Trump plans to shut down the IRS Office of Civil Rights and Compliance — and for good reason. These bloated bureaucracies have become one of the most redundant features of Washington. The only thing more common than a civil rights office is a federally funded jobs training program.
And like rabbits, they just keep multiplying.
Then there is the Biden administration’s favorite: diversity, equity, and inclusion. Trump has rightly proposed shutting down DEI offices across the federal government. Hiring $200,000-a-year “senior diversity and inclusion specialists” at the IRS won’t close the tax gap — not by a long shot.
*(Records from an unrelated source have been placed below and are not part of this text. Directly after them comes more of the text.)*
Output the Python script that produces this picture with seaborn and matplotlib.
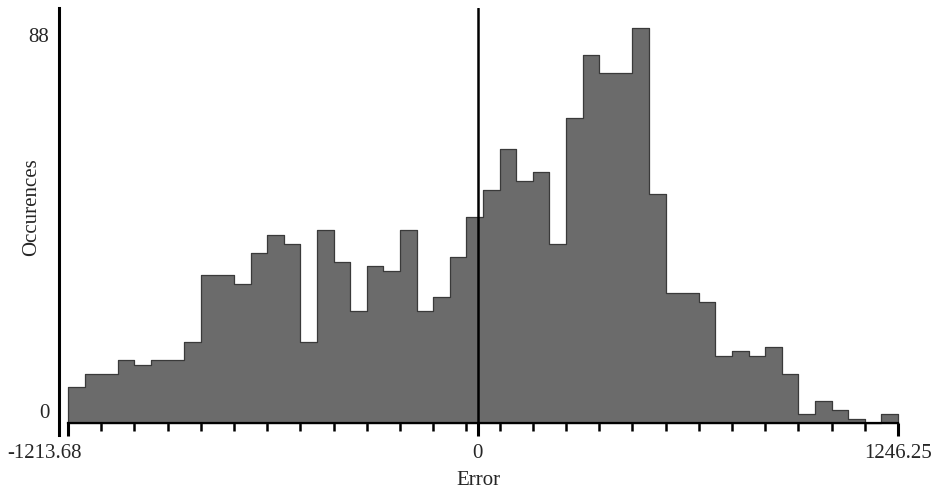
import numpy as np
import pandas as pd
import matplotlib
matplotlib.use("Agg")
import matplotlib.pyplot as plt
from matplotlib.transforms import ScaledTranslation
import seaborn as sns

# ---- data ----
x_min = -1213.68
x_max = 1246.25
n_bins = 50
counts = [8, 11, 11, 14, 13, 14, 14, 18, 33, 33,
          31, 38, 42, 40, 18, 43, 36, 25, 35, 34,
          43, 25, 28, 37, 46, 52, 61, 54, 56, 40,
          68, 82, 78, 78, 88, 51, 29, 29, 27, 15,
          16, 15, 17, 11, 2, 5, 3, 1, 0, 2]
y_tick_values = [0, 88]
x_tick_labels = ["-1213.68", "0", "1246.25"]

edges = np.linspace(x_min, x_max, n_bins + 1)
centers = (edges[:-1] + edges[1:]) / 2
df = pd.DataFrame({"Error": centers, "count": counts})

sns.set_theme(style="white")
plt.rcParams["font.family"] = ["Liberation Serif", "DejaVu Serif"]

W, H = 937, 494
fig = plt.figure(figsize=(W / 100, H / 100), dpi=100)

# layout in pixels
ax_left_px, ax_right_px = 59, 905
ax_top_px, ax_bot_px = 8, 435
data_left_px, data_right_px = 68, 898
zero_px, top88_px = 423, 28.3

ax = fig.add_axes([ax_left_px / W, 1 - ax_bot_px / H,
                   (ax_right_px - ax_left_px) / W, (ax_bot_px - ax_top_px) / H])

sns.histplot(data=df, x="Error", weights="count", bins=n_bins,
             binrange=(x_min, x_max), ax=ax, element="step", fill=True,
             color="#6b6b6b", alpha=1.0, edgecolor="#3a3a3a", linewidth=0.9)

ppx = (data_right_px - data_left_px) / (x_max - x_min)
ax.set_xlim(x_min - (data_left_px - ax_left_px) / ppx,
            x_max + (ax_right_px - data_right_px) / ppx)
ppy = (zero_px - top88_px) / 88
ax.set_ylim(-(ax_bot_px - zero_px) / ppy, (zero_px - ax_top_px) / ppy)

# spines
for s in ["top", "right"]:
    ax.spines[s].set_visible(False)
ax.spines["left"].set_linewidth(2.2)
ax.spines["left"].set_color("black")
ax.spines["bottom"].set_position(("data", 0))
ax.spines["bottom"].set_bounds(x_min, x_max)
ax.spines["bottom"].set_linewidth(1.6)
ax.spines["bottom"].set_color("black")
ax.spines["bottom"].set_zorder(6)

# zero line
ax.axvline(0, color="black", linewidth=1.8, zorder=5)

# x ticks
ax.set_xticks([x_min, 0, x_max])
ax.set_xticklabels(x_tick_labels)
ax.set_xticks(edges[::2], minor=True)
ax.tick_params(axis="x", which="major", direction="out", length=9, width=2.2,
               color="black", labelsize=15, pad=6, bottom=True)
ax.tick_params(axis="x", which="minor", direction="out", length=5.5, width=1.8,
               color="black", bottom=True)
lbls = ax.get_xticklabels()
lbls[0].set_transform(lbls[0].get_transform() +
                      ScaledTranslation(-0.24, 0, fig.dpi_scale_trans))

# y ticks
ax.set_yticks(y_tick_values)
ax.set_yticklabels([str(v) for v in y_tick_values])
ax.tick_params(axis="y", which="major", length=0, labelsize=15, pad=7, left=True)
ylbls = ax.get_yticklabels()
ylbls[0].set_va("bottom")
ylbls[1].set_va("top")

ax.set_xlabel("Error", fontsize=15)
ax.set_ylabel("Occurences", fontsize=15)
ax.xaxis.set_label_coords((478 - ax_left_px) / (ax_right_px - ax_left_px),
                          (ax_bot_px - 471) / (ax_bot_px - ax_top_px))
ax.yaxis.set_label_coords((41 - ax_left_px) / (ax_right_px - ax_left_px),
                          (ax_bot_px - 207) / (ax_bot_px - ax_top_px))

fig.savefig("out.png", dpi=100)
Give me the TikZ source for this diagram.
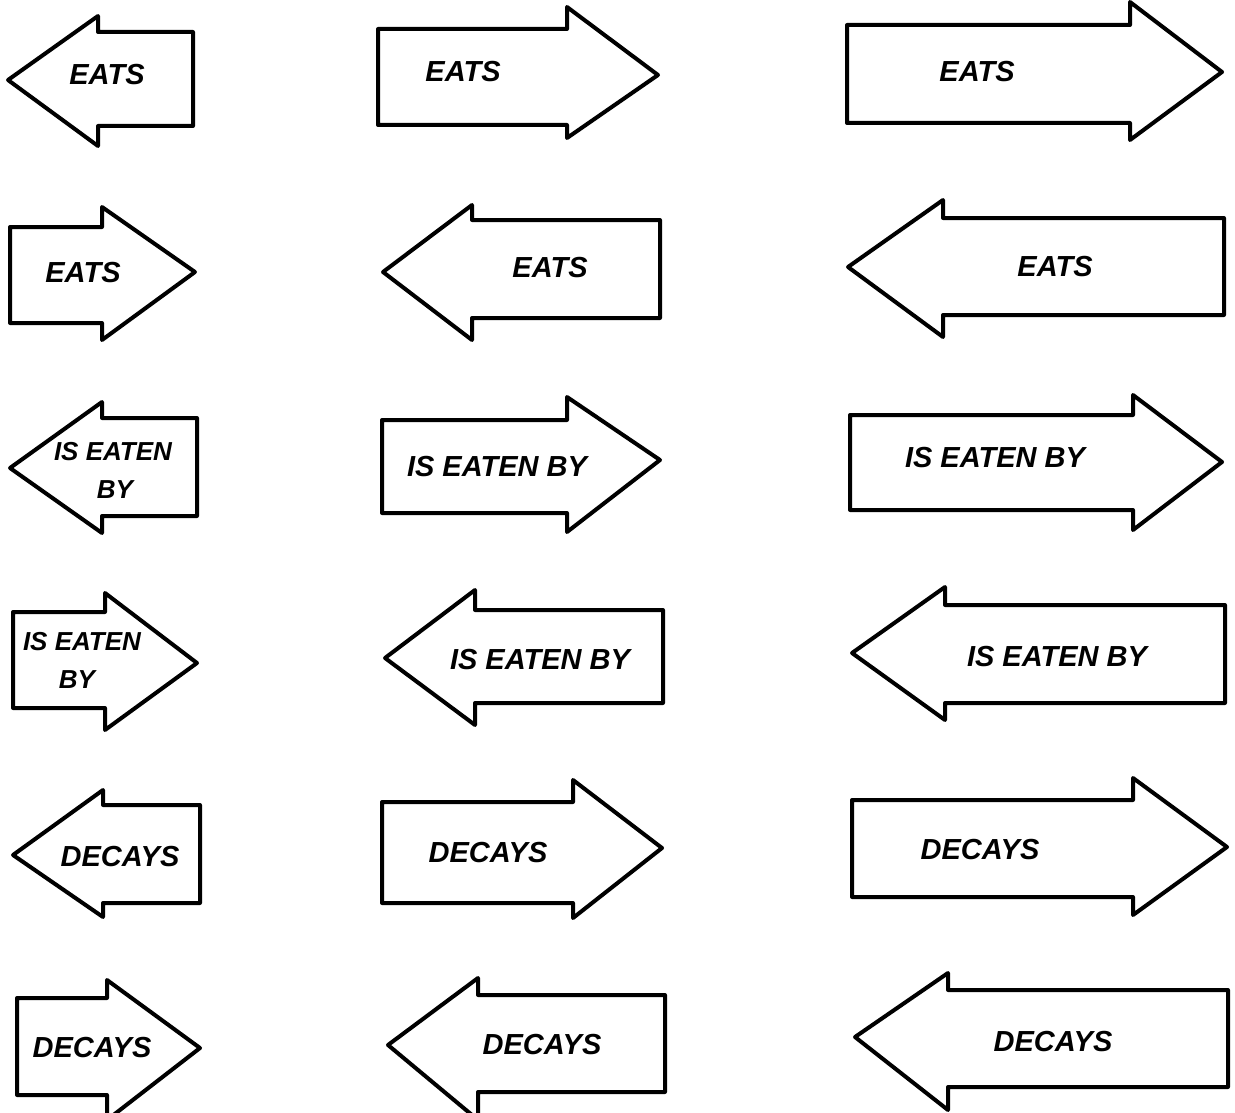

In the high-tech 21st century, the IRS still struggles with basic technology.
Just weeks ago, the Treasury Department’s inspector general released a report on the IRS’ Direct File pilot program. The IRS launched the program to help taxpayers file returns from February to April 2024 — and it flopped.
Despite existing free filing options from both the private sector and the IRS, Direct File was pushed forward as one of Sen. Elizabeth Warren’s (D-Mass.) latest policy “experiments.” According to the inspector general, the project cost taxpayers at least $33.4 million — far more than initially disclosed.
The results were underwhelming. Only 140,803 of the 423,450 people who created Direct File accounts — just 33% — successfully submitted returns. Many of those who did lost out. The report noted that Direct File didn’t even allow eligible filers to claim their education tax credits. That’s not a minor oversight — it’s a costly failure and needs to go. Trump last week indicated he will end the program.
In just four years, Joe Biden added more than 20,000 full-time employees to the IRS. Did anyone notice the agency working better? Didn’t think so.
Instead of whining about the DOGE’s proposed staffing cuts, politicians and pundits should demand the IRS do its actual job — collect revenue and enforce the law — more efficiently. That requires systemic reform, not partisan noise.
The Trump administration gets it. It’s time the rest of Washington caught up.